Ook Roosmarijn Schoonewelle (Hoorn, 1980) put uit een verzameling, een groeiend reservoir van karakteristieke vormen die steeds terugkeren. Bergen, sokkels, wolken en geruite vlakken die als dienbladen of vloeren fungeren. Her en der danst een feestelijk stipje confetti. Schoonewelle is tekenaar, maar ze lapt elke definitie en conventie van het genre aan haar laars. Ze schildert en tekent door elkaar, knipt stukken uit tekeningen en maakt daar collages van, of stapelt ze op. Ze plakt tekeningen op hout en karton, presenteert ze staand op plankjes of zet ze gestut in de ruimte. Haar tekeningen sijpelen naar de vloer, kruipen het plafond op, lijken zich van de muur af te willen zetten om weg te springen. Het werk van Schoonewelle leeft. Het is figuratief noch abstract, het laat zich niet in een kamp dwingen. Het ontsnapt. En terwijl het aan je blijft ontglippen, raak je niet uitgekeken. Net als bij Van Beek meen je af en toe in haar beelden een voorwerp, vorm of substantie te kunnen herkennen. Dan ontlaadt kortstondig de spanning van het kijken zonder grip te krijgen, en die opluchting verleent de ontdekking iets komisch. Even durf je te vertrouwen op je vermogen het beeld in taal te vatten: ha, een uitgeknipte golf op een plankje. Een kwal die boven een tafel langszwemt. Een schoorsteenvaas. Je krijgt een licht gevoel van dankbaarheid: dat ken ik. Een eiland op pootjes. Maar deze bakens van vertrouwde vormen maken deel uit van entourages die verder weinig bekends hebben, al schemeren de geraamtes van traditionele genres als het landschap, interieur en stilleven er doorheen. Het is alsof de materie in haar werk alle denkbare en ondenkbare vormen aan zou kunnen nemen. Ondanks hun zwierige presentatie lijken de composities van Schoonewelle op angstaanjagende wijze onderdrukt te vibreren, alsof de arrangementen elk moment bedolven kunnen worden onder een lawine of weggevaagd door een vloedgolf, of van binnenuit kunnen exploderen als de druk te hoog wordt.

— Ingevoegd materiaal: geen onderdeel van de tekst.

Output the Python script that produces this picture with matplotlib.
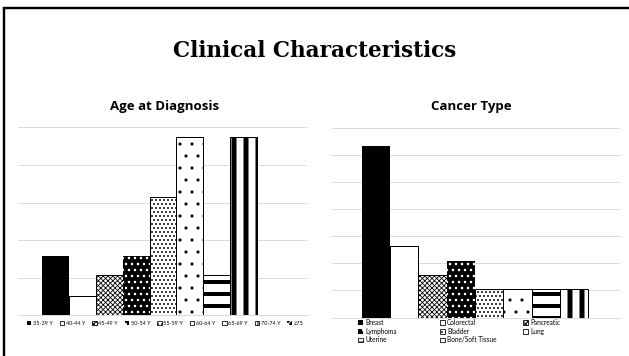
import matplotlib
matplotlib.use('Agg')
import matplotlib.pyplot as plt
from matplotlib.patches import Rectangle, Patch

# Share of patients (%) per group
age_groups = ['35-39 Y', '40-44 Y', '45-49 Y', '50-54 Y', '55-59 Y',
              '60-64 Y', '65-69 Y', '70-74 Y', '\u226575']
age_pct = [7.9, 2.6, 5.3, 7.9, 15.8, 23.7, 5.3, 23.7, 0.0]

cancer_types = ['Breast', 'Colorectal', 'Pancreatic', 'Lymphoma', 'Bladder',
                'Lung', 'Uterine', 'Bone/Soft Tissue']
cancer_pct = [31.6, 13.2, 7.9, 10.5, 5.3, 5.3, 5.3, 5.3]

# pattern styles: (face, hatch colour, hatch, hatch linewidth)
STYLES = [
    ('black', 'black', None, 1.0),      # solid
    ('white', 'black', None, 1.0),      # empty
    ('white', 'black', 'xxxxx', 0.8),   # checker
    ('black', 'white', '..', 1.3),      # black w/ white dots
    ('white', 'black', '...', 1.1),     # dense dots
    ('white', 'black', '.', 0.6),       # sparse dots
    ('white', 'black', '-', 4.0),       # horizontal stripes
    ('white', 'black', '|', 5.0),       # vertical stripes
    ('black', 'white', 'xx', 0.8),      # >=75
]

DPI = 72
fig = plt.figure(figsize=(629 / DPI, 356 / DPI), dpi=DPI)
fig.patch.set_facecolor('white')

GRID = '#d9d9d9'
SANS = ['Open Sans', 'DejaVu Sans']
LEG = ['Lato', 'DejaVu Sans']


def styled_bar(ax, x, h, style):
    face, hcol, hatch, hlw = style
    with plt.rc_context({'hatch.linewidth': hlw}):
        if face == 'black':
            b = ax.bar(x, h, width=1.0, color='black', edgecolor=hcol,
                       hatch=hatch, linewidth=0, zorder=3)
        else:
            b = ax.bar(x, h, width=1.0, color='white', edgecolor='black',
                       hatch=hatch, linewidth=1.0, zorder=3)
    p = b.patches[0]
    if hasattr(p, 'set_hatch_linewidth'):
        p.set_hatch_linewidth(hlw)
    return p


def legend_patch(style, label):
    face, hcol, hatch, hlw = style
    with plt.rc_context({'hatch.linewidth': min(hlw, 1.0)}):
        if face == 'black':
            p = Patch(facecolor='black', edgecolor=hcol, hatch=hatch,
                      linewidth=0, label=label)
        else:
            p = Patch(facecolor='white', edgecolor='black', hatch=hatch,
                      linewidth=0.8, label=label)
    if hasattr(p, 'set_hatch_linewidth'):
        p.set_hatch_linewidth(min(hlw, 1.0))
    return p


def setup_axes(ax, top, xlim):
    ax.set_ylim(0, top)
    ax.set_xlim(*xlim)
    ax.set_yticks(range(0, top + 1, 5))
    ax.yaxis.grid(True, color=GRID, linewidth=0.9, zorder=0)
    ax.set_axisbelow(True)
    ax.tick_params(left=False, bottom=False, labelleft=False, labelbottom=False)
    for s in ['left', 'right', 'top']:
        ax.spines[s].set_visible(False)
    ax.spines['bottom'].set_color(GRID)
    ax.spines['bottom'].set_linewidth(0.9)


# --- Age at diagnosis ---
ax1 = fig.add_axes([18 / 629, 1 - 315 / 356, 289 / 629, 187.5 / 356])
setup_axes(ax1, 25, (-1.41, 9.38))
for i, v in enumerate(age_pct):
    styled_bar(ax1, i, v, STYLES[i])

# --- Cancer type ---
ax2 = fig.add_axes([331.7 / 629, 1 - 317.5 / 356, 288.3 / 629, 189.8 / 356])
setup_axes(ax2, 35, (-1.56, 8.62))
for i, v in enumerate(cancer_pct):
    styled_bar(ax2, i, v, STYLES[i])

# titles
fig.text(315 / 629, 1 - 57.3 / 356, 'Clinical Characteristics',
         ha='center', va='baseline', fontsize=21.5, fontweight='bold',
         family=['DejaVu Serif'])
fig.text(165 / 629, 1 - 110 / 356, 'Age at Diagnosis', ha='center',
         va='baseline', fontsize=13.3, fontweight='bold', family=SANS)
fig.text(471 / 629, 1 - 110 / 356, 'Cancer Type', ha='center',
         va='baseline', fontsize=13.3, fontweight='bold', family=SANS)

# legend under age chart, one row
h1 = [legend_patch(STYLES[i], lab) for i, lab in enumerate(age_groups)]
fig.legend(handles=h1, loc='upper left', bbox_to_anchor=(27 / 629, 1 - 320.5 / 356),
           ncol=9, frameon=False, handlelength=0.8,
           handleheight=0.8, handletextpad=0.3, columnspacing=1.25,
           borderpad=0, borderaxespad=0, prop={'family': LEG, 'size': 5.5})

# legend under cancer chart, three columns placed one by one
h2 = [legend_patch(STYLES[i], lab) for i, lab in enumerate(cancer_types)]
col_x = [358, 440, 523]
for c in range(3):
    hs = h2[c::3]
    fig.legend(handles=hs, loc='upper left',
               bbox_to_anchor=(col_x[c] / 629, 1 - 319 / 356), ncol=1,
               frameon=False, handlelength=0.8, handleheight=0.8,
               handletextpad=0.3, labelspacing=0.25, borderpad=0,
               borderaxespad=0, prop={'family': LEG, 'size': 6.5})

# slide frame (only left and top edges are in view)
fig.add_artist(Rectangle((4.3 / 629, -0.2), 1.5, 1.2 - 7.8 / 356,
                         transform=fig.transFigure, fill=False,
                         edgecolor='black', linewidth=2.4))

fig.savefig('out.png', dpi=DPI, facecolor='white')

De wetenschap kan voorlopig nog geen bewijs van donkere materie leveren, laat staan er een beeld van construeren. Wie een indruk wil krijgen van de onbekende duisternis die ons en onze wereld doorkruist, kan enkel zoeken naar wat ontbreekt. Ruth van Beek en Roosmarijn Schoonewelle weten de kieren in de waarneming bloot te leggen. Het onzichtbare gonst in hun beelden en in het wit er omheen. Als er ergens verborgen deeltjes door de filters van onze waarneming heen kunnen komen, is het in hun even verleidelijke als verontrustende werk. De blik raakt ontmanteld, de materie staat op knappen. De donkere deeltjes zijn voelbaar aanwezig. Of we er nu klaar voor zijn of niet, het onbekende is er al.